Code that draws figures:
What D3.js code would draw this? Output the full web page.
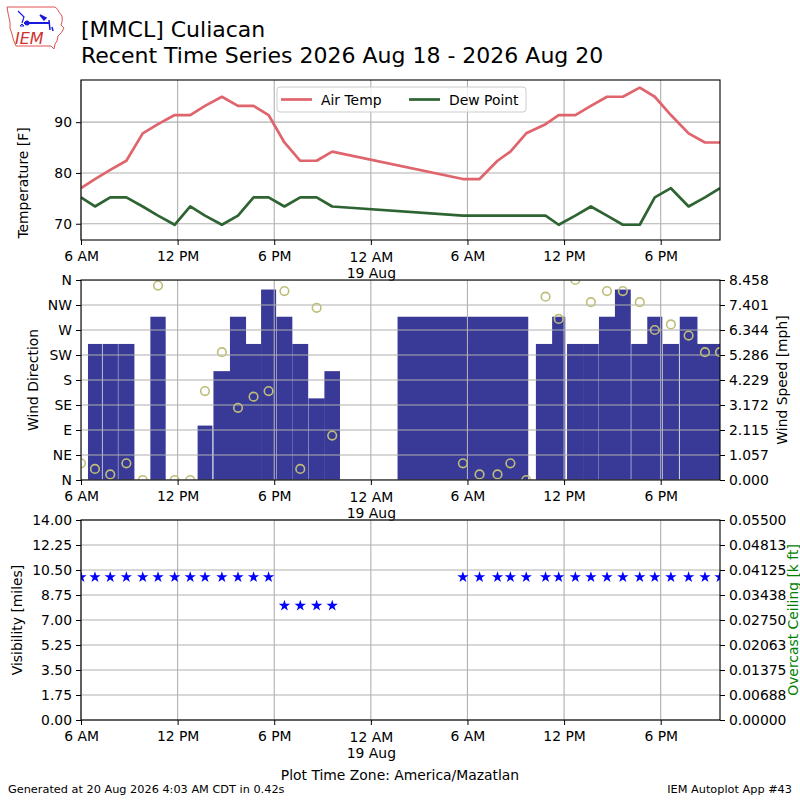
<!DOCTYPE html>
<html>
<head>
<meta charset="utf-8">
<script src="https://cdn.jsdelivr.net/npm/d3@7"></script>
<style>
  body { margin: 0; background: #fff; }
  svg { display: block; }
  text { font-family: "DejaVu Sans", sans-serif; }
</style>
</head>
<body>
<svg id="chart" width="800" height="800"></svg>
<script>
// observation times (local, America/Mazatlan)
const obsTimes = [
  "2026-08-18 06:00", "2026-08-18 06:52", "2026-08-18 07:49", "2026-08-18 08:49",
  "2026-08-18 09:50", "2026-08-18 10:47", "2026-08-18 11:49", "2026-08-18 12:47",
  "2026-08-18 13:42", "2026-08-18 14:45", "2026-08-18 15:45", "2026-08-18 16:43",
  "2026-08-18 17:39", "2026-08-18 18:38", "2026-08-18 19:37", "2026-08-18 20:38",
  "2026-08-18 21:36",
  "2026-08-19 05:43", "2026-08-19 06:45", "2026-08-19 07:52", "2026-08-19 08:40",
  "2026-08-19 09:39", "2026-08-19 10:51", "2026-08-19 11:40", "2026-08-19 12:42",
  "2026-08-19 13:40", "2026-08-19 14:40", "2026-08-19 15:39", "2026-08-19 16:42",
  "2026-08-19 17:38", "2026-08-19 18:38", "2026-08-19 19:44", "2026-08-19 20:45",
  "2026-08-19 21:41"
];
const airTempF = [
  77, 78.8, 80.6, 82.4, 87.8, 89.6, 91.4, 91.4, 93.2, 95, 93.2, 93.2, 91.4, 86, 82.4, 82.4, 84.2,
  78.8, 78.8, 82.4, 84.2, 87.8, 89.6, 91.4, 91.4, 93.2, 95, 95, 96.8, 95, 91.4, 87.8, 86, 86
];
const dewPointF = [
  75.2, 73.4, 75.2, 75.2, 73.4, 71.6, 69.8, 73.4, 71.6, 69.8, 71.6, 75.2, 75.2, 73.4, 75.2, 75.2, 73.4,
  71.6, 71.6, 71.6, 71.6, 71.6, 71.6, 69.8, 71.6, 73.4, 71.6, 69.8, 69.8, 75.2, 77, 73.4, 75.2, 77
];
const windDirDeg = [
  30, 20, 10, 30, 0, 350, 0, 0, 160, 230, 130, 150, 160, 340, 20, 310, 80,
  30, 10, 10, 30, 0, 330, 290, 360, 320, 340, 340, 320, 270, 280, 260, 230, 230
];
const windSpeedKt = [
  5, 5, 5, 5, 0, 6, 0, 0, 2, 4, 6, 5, 7, 6, 5, 3, 4,
  6, 5, 4, 5, 0, 5, 6, 5, 5, 6, 7, 5, 6, 5, 6, 5, 5
];
const visibilityMi = [
  10, 10, 10, 10, 10, 10, 10, 10, 10, 10, 10, 10, 10, 8, 8, 8, 8,
  10, 10, 10, 10, 10, 10, 10, 10, 10, 10, 10, 10, 10, 10, 10, 10, 10
];
const tempTicks = [70, 80, 90];
const dirLabels = ["N", "NE", "E", "SE", "S", "SW", "W", "NW", "N"];
const visTicks = [0, 1.75, 3.5, 5.25, 7, 8.75, 10.5, 12.25, 14];
const ceilTickLabels = ["0.00000", "0.00688", "0.01375", "0.02063", "0.02750",
                        "0.03438", "0.04125", "0.04813", "0.05500"];

const parse = d3.timeParse("%Y-%m-%d %H:%M");
const times = obsTimes.map(parse);
const obs = times.map((t, i) => ({
  t: t,
  prev: i > 0 ? times[i - 1] : t,
  temp: airTempF[i],
  dew: dewPointF[i],
  dir: windDirDeg[i],
  mph: windSpeedKt[i] * 1.15078,
  vis: visibilityMi[i]
}));

const svg = d3.select("#chart");
const FS = 13.9;
const left = 81, right = 720;
const grid = "#b0b0b0";

const x = d3.scaleTime().domain(d3.extent(times)).range([left, right]);
const xTicks = d3.timeHour.every(6).range(times[0], new Date(+times[times.length - 1] + 1));

// panel frames
const panels = {
  temp: { top: 80, bottom: 240 },
  wind: { top: 280, bottom: 480 },
  vis: { top: 520, bottom: 720 }
};

const defs = svg.append("defs");
Object.entries(panels).forEach(([k, p]) => {
  defs.append("clipPath").attr("id", "clip-" + k)
    .append("rect").attr("x", left).attr("y", p.top)
    .attr("width", right - left).attr("height", p.bottom - p.top);
});

function xGrid(g, p) {
  g.selectAll(null).data(xTicks).enter().append("line")
    .attr("x1", d => x(d)).attr("x2", d => x(d))
    .attr("y1", p.top).attr("y2", p.bottom)
    .attr("stroke", grid).attr("stroke-width", 1.1);
}
function yGrid(g, vals, scale) {
  g.selectAll(null).data(vals).enter().append("line")
    .attr("x1", left).attr("x2", right)
    .attr("y1", d => scale(d)).attr("y2", d => scale(d))
    .attr("stroke", grid).attr("stroke-width", 1.1);
}
function xAxis(p) {
  const g = svg.append("g").attr("transform", `translate(0,${p.bottom})`)
    .call(d3.axisBottom(x).tickValues(xTicks).tickSize(5).tickPadding(6).tickSizeOuter(0)
      .tickFormat(d => d.getHours() === 0 ? "12 AM" : d3.timeFormat("%-I %p")(d)));
  g.select(".domain").remove();
  g.selectAll("text").attr("font-size", FS).attr("fill", "#000");
  g.selectAll(".tick").filter(d => d.getHours() === 0).select("text")
    .attr("y", 12.5)
    .append("tspan").attr("x", 0).attr("dy", "1.12em").text(d => d3.timeFormat("%-d %b")(d));
  g.selectAll(".tick line").attr("stroke", "#000");
}
function styleAxis(g) {
  g.select(".domain").remove();
  g.selectAll("text").attr("font-size", FS).attr("fill", "#000").attr("font-family", "DejaVu Sans");
  g.selectAll(".tick line").attr("stroke", "#000");
}
function frame(p) {
  svg.append("rect").attr("x", left).attr("y", p.top)
    .attr("width", right - left).attr("height", p.bottom - p.top)
    .attr("fill", "none").attr("stroke", "#000").attr("stroke-width", 1.1);
}
function yLabel(txt, cx, cy, color) {
  svg.append("text").attr("transform", `translate(${cx},${cy}) rotate(-90)`)
    .attr("text-anchor", "middle").attr("dominant-baseline", "central")
    .attr("font-size", FS).attr("fill", color || "#000").text(txt);
}

// ---------- temperature panel ----------
const pT = panels.temp;
const yT = d3.scaleLinear().domain([66.8, 98.3]).range([pT.bottom, pT.top]);
const gT = svg.append("g");
xGrid(gT, pT);
yGrid(gT, tempTicks, yT);
const clipT = svg.append("g").attr("clip-path", "url(#clip-temp)");
clipT.append("path").datum(obs)
  .attr("d", d3.line().x(d => x(d.t)).y(d => yT(d.temp)))
  .attr("fill", "none").attr("stroke", "#e0646c").attr("stroke-width", 2.7)
  .attr("stroke-linejoin", "round");
clipT.append("path").datum(obs)
  .attr("d", d3.line().x(d => x(d.t)).y(d => yT(d.dew)))
  .attr("fill", "none").attr("stroke", "#2e6432").attr("stroke-width", 2.7)
  .attr("stroke-linejoin", "round");
svg.append("g").attr("transform", `translate(${left},0)`)
  .call(d3.axisLeft(yT).tickValues(tempTicks).tickSize(5).tickPadding(4))
  .call(styleAxis);
xAxis(pT);
frame(pT);
yLabel("Temperature [F]", 23, 183);

// legend
const leg = svg.append("g").attr("transform", "translate(277,87)");
leg.append("rect").attr("width", 249).attr("height", 25).attr("rx", 3)
  .attr("fill", "#fff").attr("fill-opacity", 0.8).attr("stroke", "#cccccc");
const legItems = [
  { name: "Air Temp", color: "#e0646c", x: 4 },
  { name: "Dew Point", color: "#2e6432", x: 132 }
];
legItems.forEach(it => {
  leg.append("line").attr("x1", it.x).attr("x2", it.x + 31).attr("y1", 12.5).attr("y2", 12.5)
    .attr("stroke", it.color).attr("stroke-width", 2.7);
  leg.append("text").attr("x", it.x + 40).attr("y", 17.5).attr("font-size", FS).text(it.name);
});

// ---------- wind panel ----------
const pW = panels.wind;
const yDir = d3.scaleLinear().domain([0, 360]).range([pW.bottom, pW.top]);
const spdMax = d3.max(obs, d => d.mph) * 1.05;
const ySpd = d3.scaleLinear().domain([0, spdMax]).range([pW.bottom, pW.top]);
const spdTicks = d3.range(9).map(i => spdMax * i / 8);
const clipW = svg.append("g").attr("clip-path", "url(#clip-wind)");
clipW.selectAll("rect.bar").data(obs).enter().append("rect")
  .attr("class", "bar")
  .attr("x", d => x(new Date(+d.t - (d.t - d.prev) / 2)))
  .attr("width", d => x(new Date(+d.t + (d.t - d.prev) / 2)) - x(new Date(+d.t - (d.t - d.prev) / 2)))
  .attr("y", d => ySpd(d.mph))
  .attr("height", d => pW.bottom - ySpd(d.mph))
  .attr("fill", "#393997");
xGrid(clipW, pW);
yGrid(clipW, d3.range(0, 361, 45), yDir);
clipW.selectAll("circle").data(obs).enter().append("circle")
  .attr("cx", d => x(d.t)).attr("cy", d => yDir(d.dir)).attr("r", 4.3)
  .attr("fill", "none").attr("stroke", "#bebe7a").attr("stroke-width", 1.6);
svg.append("g").attr("transform", `translate(${left},0)`)
  .call(d3.axisLeft(yDir).tickValues(d3.range(0, 361, 45)).tickSize(5).tickPadding(4)
    .tickFormat((d, i) => dirLabels[i]))
  .call(styleAxis);
svg.append("g").attr("transform", `translate(${right},0)`)
  .call(d3.axisRight(ySpd).tickValues(spdTicks).tickSize(5).tickPadding(4).tickFormat(d3.format(".3f")))
  .call(styleAxis);
xAxis(pW);
frame(pW);
yLabel("Wind Direction", 33, 380);
yLabel("Wind Speed [mph]", 782, 380);

// ---------- visibility panel ----------
const pV = panels.vis;
const yVis = d3.scaleLinear().domain([0, 14]).range([pV.bottom, pV.top]);
const yCeil = d3.scaleLinear().domain([0, 0.055]).range([pV.bottom, pV.top]);
const gV = svg.append("g");
xGrid(gV, pV);
yGrid(gV, visTicks, yVis);
const clipV = svg.append("g").attr("clip-path", "url(#clip-vis)");
clipV.selectAll("path").data(obs).enter().append("path")
  .attr("transform", d => `translate(${x(d.t)},${yVis(d.vis)})`)
  .attr("d", d3.symbol(d3.symbolStar).size(40))
  .attr("fill", "#0000ff");
svg.append("g").attr("transform", `translate(${left},0)`)
  .call(d3.axisLeft(yVis).tickValues(visTicks).tickSize(5).tickPadding(4).tickFormat(d3.format(".2f")))
  .call(styleAxis);
svg.append("g").attr("transform", `translate(${right},0)`)
  .call(d3.axisRight(yCeil).tickValues(d3.range(9).map(i => 0.055 * i / 8)).tickSize(5).tickPadding(4)
    .tickFormat((d, i) => ceilTickLabels[i]))
  .call(styleAxis);
xAxis(pV);
frame(pV);
yLabel("Visibility [miles]", 17, 620);
yLabel("Overcast Ceiling [k ft]", 793, 620, "#008000");

// ---------- titles and footer ----------
svg.append("text").attr("x", 81).attr("y", 37).attr("font-size", 22).text("[MMCL] Culiacan");
svg.append("text").attr("x", 81).attr("y", 63).attr("font-size", 22)
  .text("Recent Time Series 2026 Aug 18 - 2026 Aug 20");
svg.append("text").attr("x", 400).attr("y", 780).attr("text-anchor", "middle")
  .attr("font-size", FS).text("Plot Time Zone: America/Mazatlan");
svg.append("text").attr("x", 8).attr("y", 793).attr("font-size", 11.3)
  .text("Generated at 20 Aug 2026 4:03 AM CDT in 0.42s");
svg.append("text").attr("x", 792).attr("y", 793).attr("font-size", 11.3).attr("text-anchor", "end")
  .text("IEM Autoplot App #43");

// ---------- IEM logo ----------
const logo = svg.append("g");
logo.append("path")
  .attr("d", "M7,7 L55,7 Q58,9 59,12 L62,16 Q63,21 61,25 L64,28 Q62,33 58,36 L57,41 L55,44 L54,49 L51,46 L16,46 Q13,40 12,34 Q9,28 10,22 Q8,14 7,7 Z")
  .attr("fill", "none").attr("stroke", "#e05050").attr("stroke-width", 1);
const blue = "#1a1adf";
logo.append("line").attr("x1", 24).attr("x2", 50).attr("y1", 23).attr("y2", 23)
  .attr("stroke", blue).attr("stroke-width", 2);
logo.append("circle").attr("cx", 27).attr("cy", 23).attr("r", 2.5).attr("fill", blue);
logo.append("path").attr("d", "M18,11 L24,17 L22,23").attr("fill", "none").attr("stroke", blue).attr("stroke-width", 1.2);
logo.append("path").attr("d", "M40,15 L46,18 L44,20 Z").attr("fill", blue).attr("stroke", blue).attr("stroke-width", 1.5);
logo.append("path").attr("d", "M49,20 L50,30 M52,27 L53,31").attr("fill", "none").attr("stroke", blue).attr("stroke-width", 1.5);
logo.append("path").attr("d", "M20,26 L22,24 L24,26 Z").attr("fill", "none").attr("stroke", blue).attr("stroke-width", 1);
logo.append("text").attr("x", 15).attr("y", 44).attr("font-family", "Liberation Serif")
  .attr("font-style", "italic").attr("font-size", 16).attr("fill", "#d03030").text("IEM");
</script>
</body>
</html>
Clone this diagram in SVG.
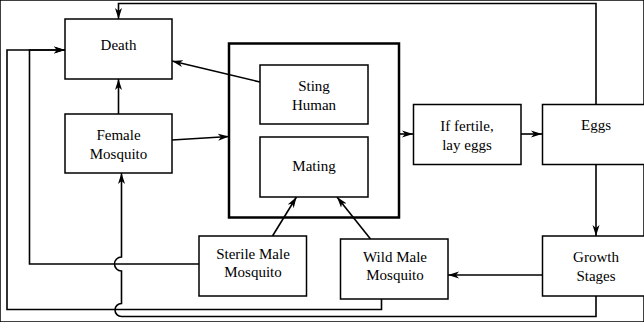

> Required work: State the count of lines in the data holding the word "this", adding nothing to it.

> Exercise result: 2